I knew there was a reason I didn't initially want to post about this. It winds me up just how messed up this system is. And the blame completely lies with the Labour Government as far as I'm concerned. I've not been in quite long enough to have worked under the Tories but this lot are obsessed with target culture and imposing a financial reward and sanction scheme on a job that essentially cannot be measured effectively with any statistical means. And those aspects which can be measured cannot give an accurate reflection of what they are meant to. 4 out of 5 crimes aren't investigated? So we are expected to put out witness appeals for every car window smashed as John Random forgot to put his TomTom away? There is often a reason why crimes are not investigated beyond their initial investigation. We don't have the resources to stand there at the following day asking people if they were present yesterday, to pore over hours of CCTV on the offchance a suspect may have been captured. I've known people get furiously angry for us not checking 8 hours of CCTV when they found their car window had been smashed in a car park. No suspect description, not known if he was a he or a she or in a car of their own, utterly unrealistic proposition. But my goodness she went mad at me for not doing it.

This post has gone on long enough, apologies.

Monday, December 03, 2007

PCSO uniform revisited.

This Guardian comment is free PCSO Steve business has jolted my creaky memory.

A while ago I posted a poll about whether PCSO's uniform should be more distinct from police officers. I never got round to talking about it.

The poll result is now parked right down the bottom of the page, underneath the youtube videos. The results are clear in what I freely admit is completely unscientific research (not that that would stop any media outlet presenting it as fact)- the overwhelming majority - 75%- say that a PCSO's uniform should be changed so it is less like a police officers. 67% say it should be completely different.

It would seem most people aren't fooled by the illusion the government wanted to create. If they see a uniform walking past, they want to know it is a police officer. Not someone whose training stipulates to simply stand by and observe someone getting a hiding or drowning, as their instruction is to call a police officer down to deal with it.

I think people would rather see the police officer in the first place. I know I would.

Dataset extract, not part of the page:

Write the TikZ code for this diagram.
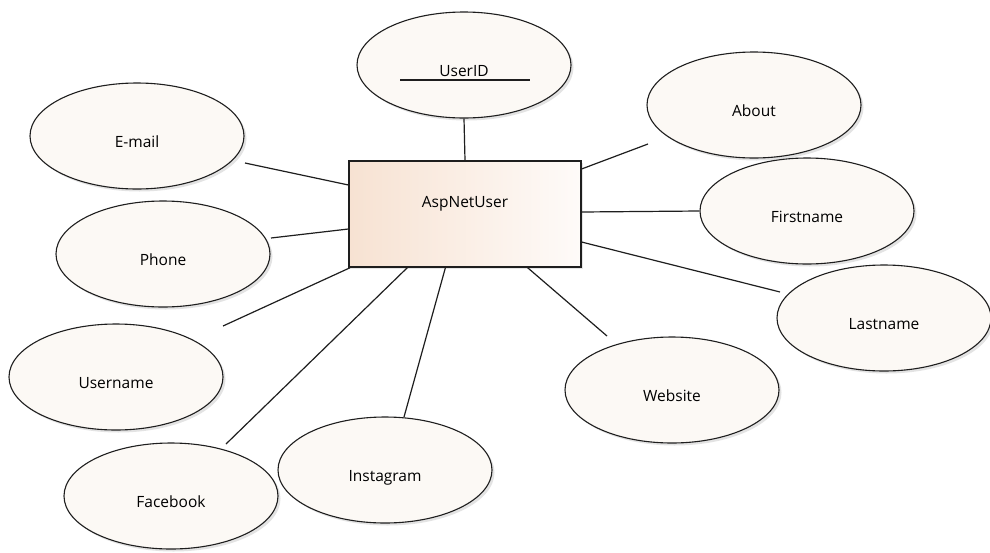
\documentclass[tikz,border=0pt]{standalone}
\usepackage{fontspec}
\setmainfont{Open Sans}
\usetikzlibrary{shapes.geometric,shadows}
\definecolor{attrfill}{RGB}{252,249,245}
\definecolor{entleft}{RGB}{247,226,210}
\definecolor{entright}{RGB}{254,251,249}
\definecolor{edge}{RGB}{30,30,30}
\tikzset{
  attr/.style={ellipse, draw=edge, line width=1.1pt, fill=attrfill,
    minimum width=214pt, minimum height=106pt, inner sep=0pt,
    font=\fontsize{15.5}{16}\selectfont, text height=22pt, text depth=0pt,
    drop shadow={opacity=0.22, shadow xshift=2.5pt, shadow yshift=-2.5pt}},
  entity/.style={rectangle, draw=edge, line width=1.1pt,
    left color=entleft, right color=entright, shading angle=90,
    minimum width=232pt, minimum height=106pt, inner sep=0pt,
    font=\fontsize{15.5}{16}\selectfont, text height=10pt, text depth=24pt,
    drop shadow={opacity=0.2, shadow xshift=2pt, shadow yshift=-2pt}},
  link/.style={draw=edge, line width=1.2pt},
}
\begin{document}
\begin{tikzpicture}[x=1pt,y=-1pt]
\useasboundingbox (0,0) rectangle (990,552);
\fill[white] (0,0) rectangle (990,552);

% entity
\node[entity] (user) at (465,214) {AspNetUser};

% attributes
\node[attr] (userid)    at (464,65)  {UserID};
\node[attr] (email)     at (137,136) {E-mail};
\node[attr] (phone)     at (163,254) {Phone};
\node[attr] (username)  at (116,377) {Username};
\node[attr] (facebook)  at (171,496) {Facebook};
\node[attr] (instagram) at (385,470) {Instagram};
\node[attr] (website)   at (672,390) {Website};
\node[attr] (lastname)  at (884,318) {Lastname};
\node[attr] (firstname) at (807,211) {Firstname};
\node[attr] (about)     at (754,105) {About};

% key underline
\draw[line width=1.1pt, draw=edge] ([xshift=-64pt,yshift=-15pt]userid.center) -- ++(130,0);

% free ends of the connectors
\coordinate (emailEnd)    at (245,163);
\coordinate (phoneEnd)    at (271,238);
\coordinate (usernameEnd) at (223,326);
\coordinate (facebookEnd) at (226,444);
\coordinate (instaEnd)    at (404,417);
\coordinate (webEnd)      at (607,336);
\coordinate (lastEnd)     at (780,292);
\coordinate (aboutEnd)    at (648,144);

% connectors
\draw[link] (userid.south) -- (user.north);
\draw[link] ([yshift=29pt]user.west) -- (emailEnd);
\draw[link] ([yshift=-15pt]user.west) -- (phoneEnd);
\draw[link] ([xshift=2pt]user.south west) -- (usernameEnd);
\draw[link] ([xshift=59pt]user.south west) -- (facebookEnd);
\draw[link] ([xshift=97pt]user.south west) -- (instaEnd);
\draw[link] ([xshift=179pt]user.south west) -- (webEnd);
\draw[link] ([yshift=-28pt]user.east) -- (lastEnd);
\draw[link] ([yshift=2pt]user.east) -- (firstname.west);
\draw[link] ([yshift=45pt]user.east) -- (aboutEnd);
\end{tikzpicture}
\end{document}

However, I am most curious to see that the remaining 25% would like to see the line blurred further between PCSO and PC- to make it so you only know the difference when you're standing next to them asking them about it.

I am interested to hear why.

Note (4th Dec)- in an unusual turn around of the usual order of things, the only PCSO blogger I know of has been resurrected! Link removed from graveyard accordingly. Check out the view from that side of the fence here. Good to see him back

Saturday, December 01, 2007

Memories revisited

Went past that accident yesterday. The furrow marks on the grass are filling in, and the grass is already making a comeback. The trunk is still a scorched black with scars cutting deep into the wood near the base. Some sad flowers hang limply where they've been tied to the tree.

It's quite a different scene in daylight. The skidmarks have been worn away now by the traffic and rain.

I never mentioned that on the night in question the governor asked me to take a car away from response work - i.e. don't take calls- to specifically target the Dream Factories latest performance indicator.

We were "underperforming" because a while ago someone invented a new code to go on certain paperwork returns, and then made our returns on this new code a performance indicator. Because we weren't told about said new code, (well, it might have been published on the intranet site or even a forcewide email, but I don't count either of those as real communication) our return was zero. Oh dear. Someone didn't like that (probably the person who thought of the new code), sent word to Ivory Towers and so the governor got a rocket.

I did ponder the governor's request on the way to the accident, travelling in a blue light convoy behind the car who was supposed to be doing it.

Did we meet any performance indicators dealing with a fatal road accident? Nope. A bad day at the office for the governor.